AI compiler
AI compiler translates neural network into low level device code, e.g., CUDA. It plays a critical role to ensure the efficient scaling of neural network.
In the past, we developed a series of compiler techniques to advocate the tile-based abstraction on canonical deep learning compilation on SIMT based AI hardware (e.g., GPU). This includes Rammer (Ma et al., 2020), Roller (Zhu et al., 2022), Welder (Shi et al., 2023), and Cocktailer (Zhang et al., 2023). These techniques were covered in an MSR Research blog. And the tile abstraction is now well recognized in the systems community.
In addition, we correctly envisioned the importance of taking model sparsity into account in compiler techniques, and developed the first sparsity-aware compilers, SparTA (Zheng et al., 2022), PIT (Zheng et al., 2023), and nmSPARSE (Lin et al., 2023), and compilers for low-bit neural models, e.g., Ladder (Wang et al., 2024). They are all successfully unified under the tile abstraction.

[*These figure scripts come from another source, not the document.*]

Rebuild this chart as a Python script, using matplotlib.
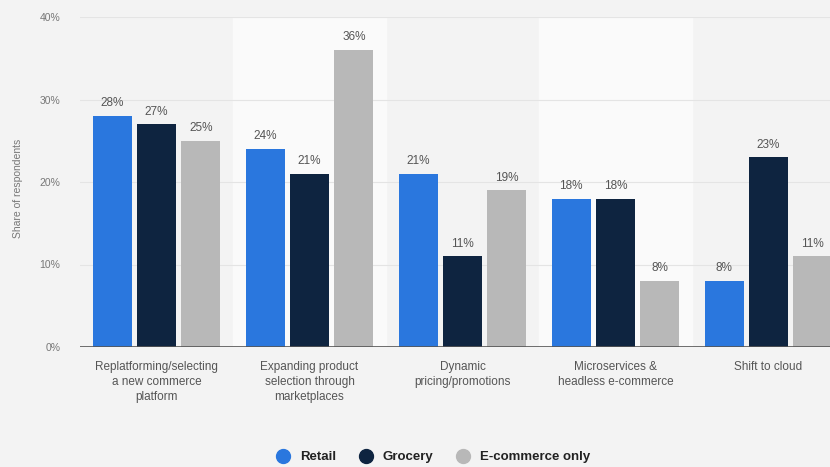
import numpy as np
import matplotlib.pyplot as plt

categories = [
    "Replatforming/selecting\na new commerce\nplatform",
    "Expanding product\nselection through\nmarketplaces",
    "Dynamic\npricing/promotions",
    "Microservices &\nheadless e-commerce",
    "Shift to cloud",
]
series_names = ["Retail", "Grocery", "E-commerce only"]
retail = [28, 24, 21, 18, 8]
grocery = [27, 21, 11, 18, 23]
ecommerce = [25, 36, 19, 8, 11]
yticks = [0, 10, 20, 30, 40]

colors = ["#2a77de", "#0e2440", "#b8b8b8"]
plt.rcParams["font.family"] = ["Liberation Sans", "DejaVu Sans"]

fig = plt.figure(figsize=(8.3, 4.67), dpi=100)
fig.patch.set_facecolor("#f3f3f3")
ax = fig.add_axes([80 / 830, 120 / 467, 765 / 830, 330 / 467])
ax.set_facecolor("#f3f3f3")

x = np.arange(len(categories))
# lighter bands behind every second group
for i in x:
    if i % 2 == 1:
        ax.axvspan(i - 0.5, i + 0.5, color="#fafafa", zorder=0)

for v in yticks[1:]:
    ax.axhline(v, color="#e4e4e4", lw=0.8, zorder=1)

offset = 0.29
width = 0.255
for k, vals in enumerate([retail, grocery, ecommerce]):
    pos = x + (k - 1) * offset
    ax.bar(pos, vals, width=width, color=colors[k], zorder=2,
           label=series_names[k])
    for p, v in zip(pos, vals):
        ax.text(p, v + 0.8, f"{v}%", ha="center", va="bottom",
                fontsize=8.5, color="#555555")

ax.axhline(0, color="#555555", lw=1.2, zorder=3)
ax.set_xlim(-0.5, len(categories) - 0.5)
ax.set_ylim(0, 40)
ax.set_yticks(yticks)
ax.set_yticklabels([f"{v}%" for v in yticks], fontsize=7.5, color="#777777")
ax.set_xticks(x)
ax.set_xticklabels(categories, fontsize=8.5, color="#555555", linespacing=1.35)
ax.tick_params(axis="both", length=0)
ax.tick_params(axis="y", pad=14)
ax.tick_params(axis="x", pad=10)
for s in ax.spines.values():
    s.set_visible(False)

fig.text(18 / 830, 1 - 188 / 467, "Share of respondents", rotation=90,
         ha="center", va="center", fontsize=7.5, color="#777777")

handles = [plt.Line2D([], [], marker="o", ls="", color=c, markersize=10)
           for c in colors]
leg = fig.legend(handles, series_names, loc="center",
                 bbox_to_anchor=(430 / 830, 1 - 457 / 467), ncol=3,
                 frameon=False, handletextpad=0.3, columnspacing=1.2,
                 prop={"weight": "bold", "size": 9.5})
for t in leg.get_texts():
    t.set_color("#222222")

plt.savefig("out.png", dpi=100, facecolor=fig.get_facecolor())
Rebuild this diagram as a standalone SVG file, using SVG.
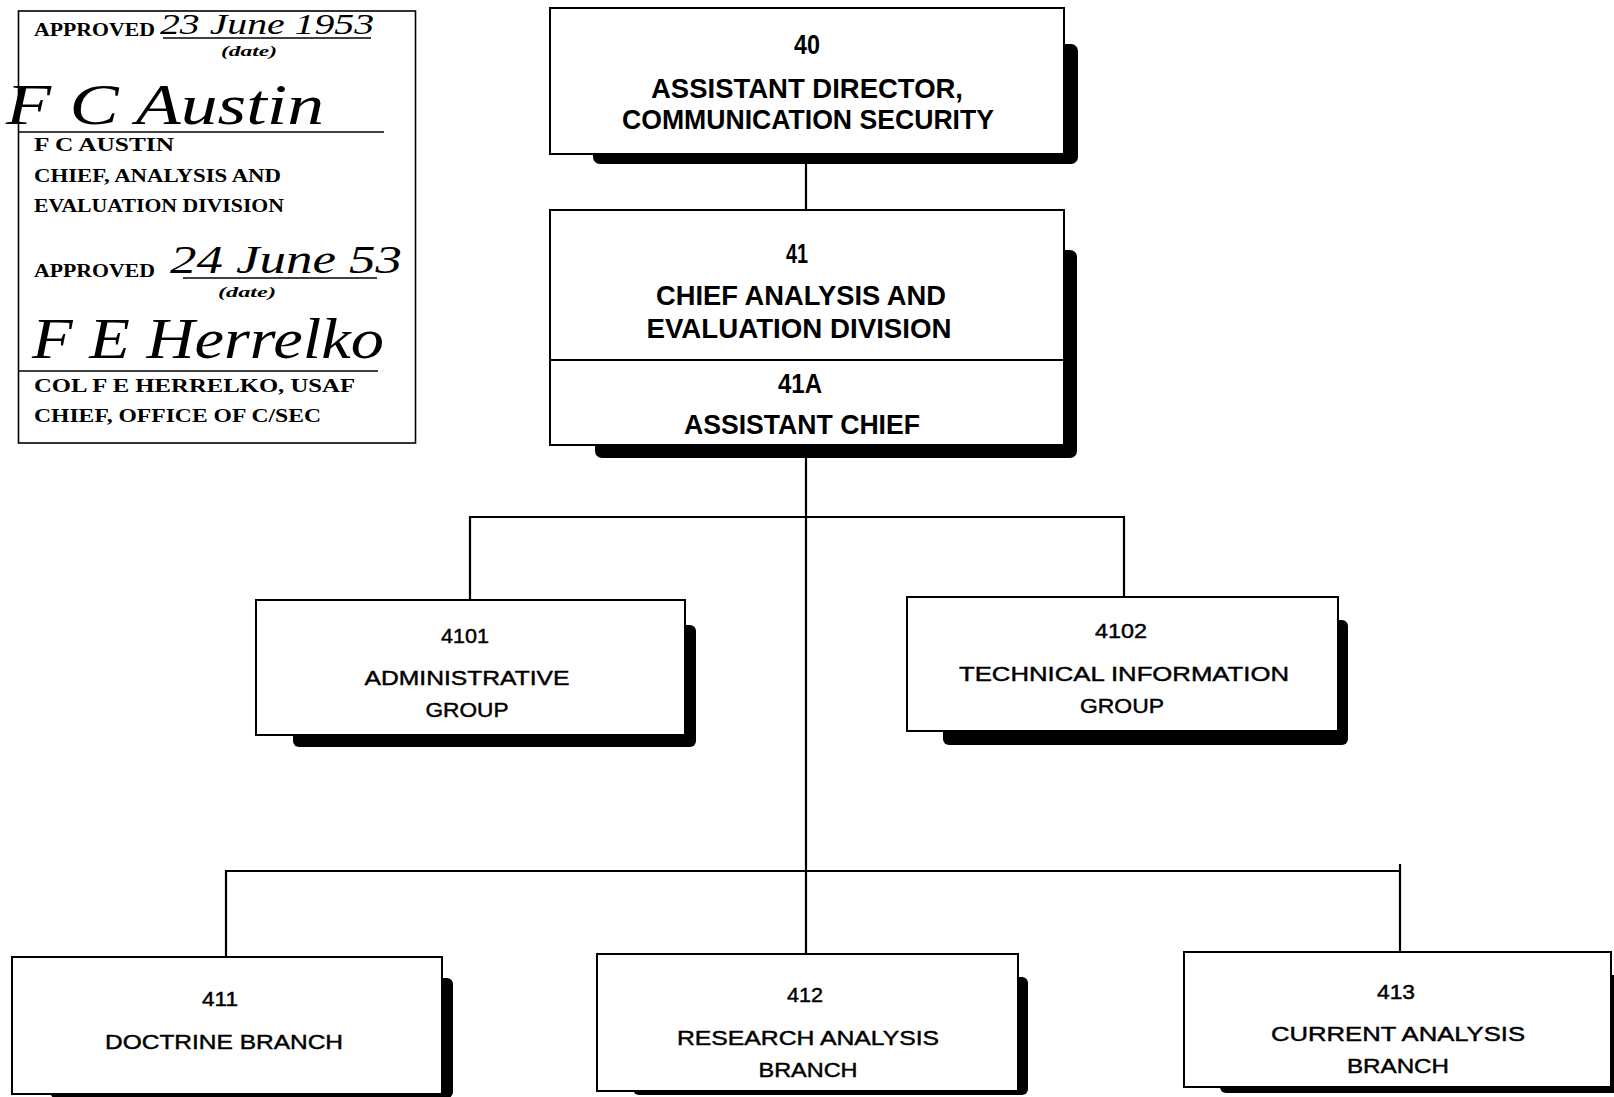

Our next focus is compiler techniques for AI hardware with new architecture. For example, the more recent GPUs comes with heterogeneous hardware units, including tensor core, CUDA core, and Tensor Memory Accelerator (TMA). This introduces system opportunities that design new mechanisms that enables sophisticated compute schedule, e.g., pipelining, for extreme performance (Cheng et al., 2025). Another new hardware trend is the distributed memory architecture (i.e., non SIMT) (He et al., 2025). Meanwhile, the programming interface of neural network is an important topic related to compiler techniques. We will continue to investigate in new programming models like tile-lang and FractalTensor (Liu et al., 2024).
Interestingly, we observe that compiler techniques are also useful in distributed deep learning training and automated machine learning. Based on the observation, we developed nnScaler (Lin et al., 2024), a flexible and efficient distributed training framework, and NNI, a popular AutoML toolkit (Zhang et al., 2020).